The key to this filing is being able to demonstrate that the mark is actually still in use. You will need to submit a Specimen (or Specimens) of Use, just like you did when you first obtained your trademark registration.
Optional, but Recommended: Declaration of Incontestability (Section 15)
If your mark is registered on the Principal Register of Trademarks (as opposed to the Supplemental Register) and satisfied certain requirements, including at least 5 years of continuous use in interstate commerce, you can file a Declaration of Incontestability. This filing is often combined with the Section 8 Declaration of Use and/or Excusable Nonuse filing described above, and the USPTO makes it easy by offering these filings in one form (the Combined Declarations of Use and Incontestability).
Once a trademark is “incontestable”, various aspects of the registration cannot be challenged by third parties (such as the trademark’s validity). So this is almost always worth doing if your mark is eligible.
Declaration of Use and/or Excusable Nonuse and Application for Renewal (Sections 8 and 9)
This filing is first due between the ninth and 10th years after the registration date, and every 10 years after that (between the 19th and 20th years, 29th and 30th years, etc.).

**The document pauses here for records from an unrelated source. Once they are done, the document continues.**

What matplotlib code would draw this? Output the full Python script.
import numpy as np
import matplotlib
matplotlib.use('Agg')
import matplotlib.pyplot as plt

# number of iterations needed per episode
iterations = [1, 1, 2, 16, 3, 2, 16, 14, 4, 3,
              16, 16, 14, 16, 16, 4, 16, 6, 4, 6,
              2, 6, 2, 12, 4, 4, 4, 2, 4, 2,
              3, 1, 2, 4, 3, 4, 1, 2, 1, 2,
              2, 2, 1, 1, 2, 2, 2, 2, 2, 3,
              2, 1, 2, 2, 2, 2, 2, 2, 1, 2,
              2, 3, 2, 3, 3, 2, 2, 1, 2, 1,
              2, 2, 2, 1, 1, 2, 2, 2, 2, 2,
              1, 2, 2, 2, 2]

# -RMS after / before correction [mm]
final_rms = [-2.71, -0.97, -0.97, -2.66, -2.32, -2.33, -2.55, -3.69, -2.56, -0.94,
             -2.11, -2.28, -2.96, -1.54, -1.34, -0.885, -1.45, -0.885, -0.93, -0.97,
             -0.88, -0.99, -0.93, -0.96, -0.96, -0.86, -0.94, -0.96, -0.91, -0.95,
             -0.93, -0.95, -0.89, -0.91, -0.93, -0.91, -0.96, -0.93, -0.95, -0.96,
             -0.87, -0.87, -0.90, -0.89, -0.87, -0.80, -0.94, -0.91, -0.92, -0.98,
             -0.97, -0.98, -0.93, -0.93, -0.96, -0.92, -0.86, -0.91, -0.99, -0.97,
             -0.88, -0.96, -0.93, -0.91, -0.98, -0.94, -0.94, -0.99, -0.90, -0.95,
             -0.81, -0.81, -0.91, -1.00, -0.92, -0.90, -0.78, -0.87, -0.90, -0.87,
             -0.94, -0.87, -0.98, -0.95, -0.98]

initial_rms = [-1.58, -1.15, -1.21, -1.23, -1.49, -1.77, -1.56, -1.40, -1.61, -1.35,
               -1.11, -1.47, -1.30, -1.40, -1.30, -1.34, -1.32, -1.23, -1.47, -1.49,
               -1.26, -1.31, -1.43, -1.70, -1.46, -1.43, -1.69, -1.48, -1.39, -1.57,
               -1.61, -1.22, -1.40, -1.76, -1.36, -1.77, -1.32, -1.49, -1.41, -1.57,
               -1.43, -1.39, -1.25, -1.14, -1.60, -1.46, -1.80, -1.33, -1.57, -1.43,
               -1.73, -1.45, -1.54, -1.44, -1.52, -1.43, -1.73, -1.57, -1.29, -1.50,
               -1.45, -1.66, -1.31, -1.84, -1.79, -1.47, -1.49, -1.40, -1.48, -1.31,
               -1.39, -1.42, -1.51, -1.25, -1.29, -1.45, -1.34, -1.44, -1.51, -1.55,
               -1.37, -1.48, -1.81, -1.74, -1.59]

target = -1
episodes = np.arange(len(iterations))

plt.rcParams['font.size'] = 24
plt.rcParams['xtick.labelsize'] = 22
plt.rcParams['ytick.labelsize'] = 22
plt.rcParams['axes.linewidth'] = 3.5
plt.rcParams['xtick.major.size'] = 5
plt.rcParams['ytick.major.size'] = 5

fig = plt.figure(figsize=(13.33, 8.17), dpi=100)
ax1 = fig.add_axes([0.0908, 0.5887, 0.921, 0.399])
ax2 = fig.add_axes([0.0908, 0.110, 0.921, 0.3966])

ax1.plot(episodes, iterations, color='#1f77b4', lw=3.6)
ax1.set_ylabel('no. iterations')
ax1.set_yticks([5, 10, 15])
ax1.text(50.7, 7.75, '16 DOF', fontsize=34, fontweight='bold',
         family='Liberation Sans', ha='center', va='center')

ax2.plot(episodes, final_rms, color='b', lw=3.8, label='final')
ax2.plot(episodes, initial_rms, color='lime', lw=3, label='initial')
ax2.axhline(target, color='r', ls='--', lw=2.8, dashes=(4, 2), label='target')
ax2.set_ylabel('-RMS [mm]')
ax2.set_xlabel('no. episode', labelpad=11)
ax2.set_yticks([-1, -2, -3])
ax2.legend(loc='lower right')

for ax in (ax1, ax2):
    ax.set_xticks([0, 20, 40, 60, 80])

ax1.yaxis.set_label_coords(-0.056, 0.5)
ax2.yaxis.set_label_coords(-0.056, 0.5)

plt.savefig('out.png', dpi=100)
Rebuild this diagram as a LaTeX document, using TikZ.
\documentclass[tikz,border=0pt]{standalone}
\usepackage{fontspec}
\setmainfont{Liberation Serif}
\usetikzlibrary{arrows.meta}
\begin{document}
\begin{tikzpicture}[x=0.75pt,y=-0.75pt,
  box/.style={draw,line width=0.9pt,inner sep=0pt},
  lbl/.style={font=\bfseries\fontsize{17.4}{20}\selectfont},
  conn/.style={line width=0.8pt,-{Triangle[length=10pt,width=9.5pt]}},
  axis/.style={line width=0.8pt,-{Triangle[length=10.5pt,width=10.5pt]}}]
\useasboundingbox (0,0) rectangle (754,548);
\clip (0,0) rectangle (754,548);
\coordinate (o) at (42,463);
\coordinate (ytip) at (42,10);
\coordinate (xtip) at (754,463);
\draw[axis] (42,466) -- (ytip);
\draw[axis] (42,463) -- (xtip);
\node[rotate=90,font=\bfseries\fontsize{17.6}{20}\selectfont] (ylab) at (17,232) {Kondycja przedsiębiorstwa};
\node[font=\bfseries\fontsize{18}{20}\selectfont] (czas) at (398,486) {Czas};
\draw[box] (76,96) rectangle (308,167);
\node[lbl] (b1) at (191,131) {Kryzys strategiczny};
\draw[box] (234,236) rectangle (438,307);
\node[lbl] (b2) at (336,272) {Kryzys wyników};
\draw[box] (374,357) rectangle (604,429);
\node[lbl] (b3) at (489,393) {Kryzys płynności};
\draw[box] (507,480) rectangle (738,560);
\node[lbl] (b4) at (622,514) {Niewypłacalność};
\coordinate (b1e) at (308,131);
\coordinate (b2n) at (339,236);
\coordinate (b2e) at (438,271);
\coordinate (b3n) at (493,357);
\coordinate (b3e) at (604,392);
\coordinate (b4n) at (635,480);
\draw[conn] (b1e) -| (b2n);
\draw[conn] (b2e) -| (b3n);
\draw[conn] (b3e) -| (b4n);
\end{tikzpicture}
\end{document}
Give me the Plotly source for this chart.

So for your January 1, 2022 registration, this filing will be due between 1/1/31 and 12/31/31, and again between 1/1/41 and 12/31/41, and so on.
What Happens if I Don’t File the Renewal?
Your trademark registration will be cancelled. At that point, you may have to start over with a new trademark application.
How Will I Know When the Deadlines Come Up?
The USPTO typically sends courtesy email reminders either to the registrant or to the attorney of record on the trademark registration. But the filings are due even if the reminder email isn’t received, so be sure to calendar these deadlines.
Can I Wait Until the Last Day?
Sometimes people want to wait to file their renewal for budgetary or other reasons. Generally, it’s best to file as early as possible. This way, if your renewal is rejected for some reason, you’ll have time to address the issue before the deadline.
The USPTO automatically grants a six-month grace period after each of the renewal deadlines. However, they do charge an additional fee for filing during the grace period, which is another reason why it’s best to file early.
Note: these deadlines apply to standard U.S. trademark registrations, not those based on the Madrid Protocol. If you’re not sure whether your registration is based on the Madrid Protocol, check the serial number on your application. Madrid Protocol filings have serial numbers that begin with “79”.